▸ **Goal**
Give the listing again in full, exactly as written.

▸ **Data extracted from a collection**

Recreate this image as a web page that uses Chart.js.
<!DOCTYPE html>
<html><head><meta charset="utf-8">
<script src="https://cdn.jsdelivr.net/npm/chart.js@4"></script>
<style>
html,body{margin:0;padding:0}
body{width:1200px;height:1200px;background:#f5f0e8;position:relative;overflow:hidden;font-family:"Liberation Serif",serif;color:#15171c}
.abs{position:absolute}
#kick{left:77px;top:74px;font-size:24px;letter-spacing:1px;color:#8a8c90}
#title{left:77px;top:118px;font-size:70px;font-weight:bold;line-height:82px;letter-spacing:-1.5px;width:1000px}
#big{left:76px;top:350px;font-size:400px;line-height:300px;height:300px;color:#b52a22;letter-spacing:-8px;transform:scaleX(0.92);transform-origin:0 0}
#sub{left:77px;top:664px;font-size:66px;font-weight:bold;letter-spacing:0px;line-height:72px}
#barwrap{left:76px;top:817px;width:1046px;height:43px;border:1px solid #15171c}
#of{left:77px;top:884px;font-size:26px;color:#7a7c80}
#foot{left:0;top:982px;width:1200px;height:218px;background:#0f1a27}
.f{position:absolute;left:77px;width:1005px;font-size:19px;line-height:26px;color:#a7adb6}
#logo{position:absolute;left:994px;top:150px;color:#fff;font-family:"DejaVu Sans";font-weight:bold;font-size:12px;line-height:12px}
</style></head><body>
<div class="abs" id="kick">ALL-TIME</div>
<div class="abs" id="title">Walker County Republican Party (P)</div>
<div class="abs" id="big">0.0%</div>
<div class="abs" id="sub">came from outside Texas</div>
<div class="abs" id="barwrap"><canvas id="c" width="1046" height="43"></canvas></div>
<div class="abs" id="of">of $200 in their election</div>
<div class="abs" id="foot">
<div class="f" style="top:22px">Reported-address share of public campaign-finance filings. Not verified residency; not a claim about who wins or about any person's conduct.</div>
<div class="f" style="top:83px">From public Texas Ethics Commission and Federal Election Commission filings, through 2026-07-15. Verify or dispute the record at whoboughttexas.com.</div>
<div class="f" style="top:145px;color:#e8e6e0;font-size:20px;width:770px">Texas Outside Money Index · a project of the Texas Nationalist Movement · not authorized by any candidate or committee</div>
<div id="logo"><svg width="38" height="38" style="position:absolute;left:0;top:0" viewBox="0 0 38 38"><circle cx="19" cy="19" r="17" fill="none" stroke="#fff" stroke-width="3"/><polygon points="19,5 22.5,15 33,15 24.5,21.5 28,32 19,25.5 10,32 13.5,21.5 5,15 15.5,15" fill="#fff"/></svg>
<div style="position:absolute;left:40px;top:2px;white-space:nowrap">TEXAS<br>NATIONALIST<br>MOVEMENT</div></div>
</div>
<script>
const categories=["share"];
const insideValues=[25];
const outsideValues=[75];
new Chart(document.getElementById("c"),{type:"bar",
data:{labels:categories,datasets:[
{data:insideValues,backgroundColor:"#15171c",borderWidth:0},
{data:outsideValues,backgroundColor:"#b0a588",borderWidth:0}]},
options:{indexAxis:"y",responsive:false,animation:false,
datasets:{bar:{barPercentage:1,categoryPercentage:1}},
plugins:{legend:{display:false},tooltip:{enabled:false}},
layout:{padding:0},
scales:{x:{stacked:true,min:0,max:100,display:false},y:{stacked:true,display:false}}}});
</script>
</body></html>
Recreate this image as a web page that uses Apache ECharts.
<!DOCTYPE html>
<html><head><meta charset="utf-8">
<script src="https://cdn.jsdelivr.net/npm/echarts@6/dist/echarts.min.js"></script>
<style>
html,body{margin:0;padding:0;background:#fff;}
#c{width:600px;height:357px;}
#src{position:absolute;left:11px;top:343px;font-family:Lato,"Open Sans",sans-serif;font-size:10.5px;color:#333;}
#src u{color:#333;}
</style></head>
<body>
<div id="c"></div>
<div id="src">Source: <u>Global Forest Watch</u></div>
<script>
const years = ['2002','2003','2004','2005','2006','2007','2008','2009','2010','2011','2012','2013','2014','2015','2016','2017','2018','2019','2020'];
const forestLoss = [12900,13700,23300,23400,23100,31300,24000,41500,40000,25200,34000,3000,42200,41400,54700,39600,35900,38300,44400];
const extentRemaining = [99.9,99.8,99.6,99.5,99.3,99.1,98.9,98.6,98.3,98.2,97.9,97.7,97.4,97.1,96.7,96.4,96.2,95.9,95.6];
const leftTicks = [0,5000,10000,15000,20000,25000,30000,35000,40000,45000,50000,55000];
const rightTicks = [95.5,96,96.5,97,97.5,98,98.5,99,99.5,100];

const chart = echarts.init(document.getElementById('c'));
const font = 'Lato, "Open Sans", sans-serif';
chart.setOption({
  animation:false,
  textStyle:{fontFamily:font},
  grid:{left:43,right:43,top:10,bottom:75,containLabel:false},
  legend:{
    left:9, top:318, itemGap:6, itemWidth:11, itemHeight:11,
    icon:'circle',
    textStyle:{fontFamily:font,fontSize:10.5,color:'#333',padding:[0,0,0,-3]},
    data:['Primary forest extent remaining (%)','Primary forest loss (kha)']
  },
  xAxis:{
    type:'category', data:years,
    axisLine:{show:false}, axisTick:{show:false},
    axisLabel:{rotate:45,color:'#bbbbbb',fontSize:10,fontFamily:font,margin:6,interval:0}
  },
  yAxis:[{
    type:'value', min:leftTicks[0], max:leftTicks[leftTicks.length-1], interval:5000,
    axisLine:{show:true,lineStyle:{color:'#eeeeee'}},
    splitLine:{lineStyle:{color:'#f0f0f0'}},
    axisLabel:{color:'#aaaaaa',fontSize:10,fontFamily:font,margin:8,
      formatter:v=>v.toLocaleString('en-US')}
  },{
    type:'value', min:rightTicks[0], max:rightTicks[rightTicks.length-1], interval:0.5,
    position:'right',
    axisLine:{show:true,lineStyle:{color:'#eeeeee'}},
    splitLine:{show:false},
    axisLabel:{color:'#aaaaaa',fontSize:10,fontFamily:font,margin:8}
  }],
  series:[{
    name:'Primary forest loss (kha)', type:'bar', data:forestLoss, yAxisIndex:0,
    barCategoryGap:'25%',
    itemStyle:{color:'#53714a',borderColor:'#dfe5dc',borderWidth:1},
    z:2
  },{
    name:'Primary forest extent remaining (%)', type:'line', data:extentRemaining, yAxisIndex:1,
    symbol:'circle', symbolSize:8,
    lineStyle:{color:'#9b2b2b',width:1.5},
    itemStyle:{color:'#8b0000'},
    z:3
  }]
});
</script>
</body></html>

▸ **Reply to the exercise**
Recreate this image as a web page that uses Chart.js.
<!DOCTYPE html>
<html><head><meta charset="utf-8">
<script src="https://cdn.jsdelivr.net/npm/chart.js@4"></script>
<style>
html,body{margin:0;padding:0}
body{width:1200px;height:1200px;background:#f5f0e8;position:relative;overflow:hidden;font-family:"Liberation Serif",serif;color:#15171c}
.abs{position:absolute}
#kick{left:77px;top:74px;font-size:24px;letter-spacing:1px;color:#8a8c90}
#title{left:77px;top:118px;font-size:70px;font-weight:bold;line-height:82px;letter-spacing:-1.5px;width:1000px}
#big{left:76px;top:350px;font-size:400px;line-height:300px;height:300px;color:#b52a22;letter-spacing:-8px;transform:scaleX(0.92);transform-origin:0 0}
#sub{left:77px;top:664px;font-size:66px;font-weight:bold;letter-spacing:0px;line-height:72px}
#barwrap{left:76px;top:817px;width:1046px;height:43px;border:1px solid #15171c}
#of{left:77px;top:884px;font-size:26px;color:#7a7c80}
#foot{left:0;top:982px;width:1200px;height:218px;background:#0f1a27}
.f{position:absolute;left:77px;width:1005px;font-size:19px;line-height:26px;color:#a7adb6}
#logo{position:absolute;left:994px;top:150px;color:#fff;font-family:"DejaVu Sans";font-weight:bold;font-size:12px;line-height:12px}
</style></head><body>
<div class="abs" id="kick">ALL-TIME</div>
<div class="abs" id="title">Walker County Republican Party (P)</div>
<div class="abs" id="big">0.0%</div>
<div class="abs" id="sub">came from outside Texas</div>
<div class="abs" id="barwrap"><canvas id="c" width="1046" height="43"></canvas></div>
<div class="abs" id="of">of $200 in their election</div>
<div class="abs" id="foot">
<div class="f" style="top:22px">Reported-address share of public campaign-finance filings. Not verified residency; not a claim about who wins or about any person's conduct.</div>
<div class="f" style="top:83px">From public Texas Ethics Commission and Federal Election Commission filings, through 2026-07-15. Verify or dispute the record at whoboughttexas.com.</div>
<div class="f" style="top:145px;color:#e8e6e0;font-size:20px;width:770px">Texas Outside Money Index · a project of the Texas Nationalist Movement · not authorized by any candidate or committee</div>
<div id="logo"><svg width="38" height="38" style="position:absolute;left:0;top:0" viewBox="0 0 38 38"><circle cx="19" cy="19" r="17" fill="none" stroke="#fff" stroke-width="3"/><polygon points="19,5 22.5,15 33,15 24.5,21.5 28,32 19,25.5 10,32 13.5,21.5 5,15 15.5,15" fill="#fff"/></svg>
<div style="position:absolute;left:40px;top:2px;white-space:nowrap">TEXAS<br>NATIONALIST<br>MOVEMENT</div></div>
</div>
<script>
const categories=["share"];
const insideValues=[25];
const outsideValues=[75];
new Chart(document.getElementById("c"),{type:"bar",
data:{labels:categories,datasets:[
{data:insideValues,backgroundColor:"#15171c",borderWidth:0},
{data:outsideValues,backgroundColor:"#b0a588",borderWidth:0}]},
options:{indexAxis:"y",responsive:false,animation:false,
datasets:{bar:{barPercentage:1,categoryPercentage:1}},
plugins:{legend:{display:false},tooltip:{enabled:false}},
layout:{padding:0},
scales:{x:{stacked:true,min:0,max:100,display:false},y:{stacked:true,display:false}}}});
</script>
</body></html>
Recreate this image as a web page that uses Apache ECharts.
<!DOCTYPE html>
<html><head><meta charset="utf-8">
<script src="https://cdn.jsdelivr.net/npm/echarts@6/dist/echarts.min.js"></script>
<style>
html,body{margin:0;padding:0;background:#fff;}
#c{width:600px;height:357px;}
#src{position:absolute;left:11px;top:343px;font-family:Lato,"Open Sans",sans-serif;font-size:10.5px;color:#333;}
#src u{color:#333;}
</style></head>
<body>
<div id="c"></div>
<div id="src">Source: <u>Global Forest Watch</u></div>
<script>
const years = ['2002','2003','2004','2005','2006','2007','2008','2009','2010','2011','2012','2013','2014','2015','2016','2017','2018','2019','2020'];
const forestLoss = [12900,13700,23300,23400,23100,31300,24000,41500,40000,25200,34000,3000,42200,41400,54700,39600,35900,38300,44400];
const extentRemaining = [99.9,99.8,99.6,99.5,99.3,99.1,98.9,98.6,98.3,98.2,97.9,97.7,97.4,97.1,96.7,96.4,96.2,95.9,95.6];
const leftTicks = [0,5000,10000,15000,20000,25000,30000,35000,40000,45000,50000,55000];
const rightTicks = [95.5,96,96.5,97,97.5,98,98.5,99,99.5,100];

const chart = echarts.init(document.getElementById('c'));
const font = 'Lato, "Open Sans", sans-serif';
chart.setOption({
  animation:false,
  textStyle:{fontFamily:font},
  grid:{left:43,right:43,top:10,bottom:75,containLabel:false},
  legend:{
    left:9, top:318, itemGap:6, itemWidth:11, itemHeight:11,
    icon:'circle',
    textStyle:{fontFamily:font,fontSize:10.5,color:'#333',padding:[0,0,0,-3]},
    data:['Primary forest extent remaining (%)','Primary forest loss (kha)']
  },
  xAxis:{
    type:'category', data:years,
    axisLine:{show:false}, axisTick:{show:false},
    axisLabel:{rotate:45,color:'#bbbbbb',fontSize:10,fontFamily:font,margin:6,interval:0}
  },
  yAxis:[{
    type:'value', min:leftTicks[0], max:leftTicks[leftTicks.length-1], interval:5000,
    axisLine:{show:true,lineStyle:{color:'#eeeeee'}},
    splitLine:{lineStyle:{color:'#f0f0f0'}},
    axisLabel:{color:'#aaaaaa',fontSize:10,fontFamily:font,margin:8,
      formatter:v=>v.toLocaleString('en-US')}
  },{
    type:'value', min:rightTicks[0], max:rightTicks[rightTicks.length-1], interval:0.5,
    position:'right',
    axisLine:{show:true,lineStyle:{color:'#eeeeee'}},
    splitLine:{show:false},
    axisLabel:{color:'#aaaaaa',fontSize:10,fontFamily:font,margin:8}
  }],
  series:[{
    name:'Primary forest loss (kha)', type:'bar', data:forestLoss, yAxisIndex:0,
    barCategoryGap:'25%',
    itemStyle:{color:'#53714a',borderColor:'#dfe5dc',borderWidth:1},
    z:2
  },{
    name:'Primary forest extent remaining (%)', type:'line', data:extentRemaining, yAxisIndex:1,
    symbol:'circle', symbolSize:8,
    lineStyle:{color:'#9b2b2b',width:1.5},
    itemStyle:{color:'#8b0000'},
    z:3
  }]
});
</script>
</body></html>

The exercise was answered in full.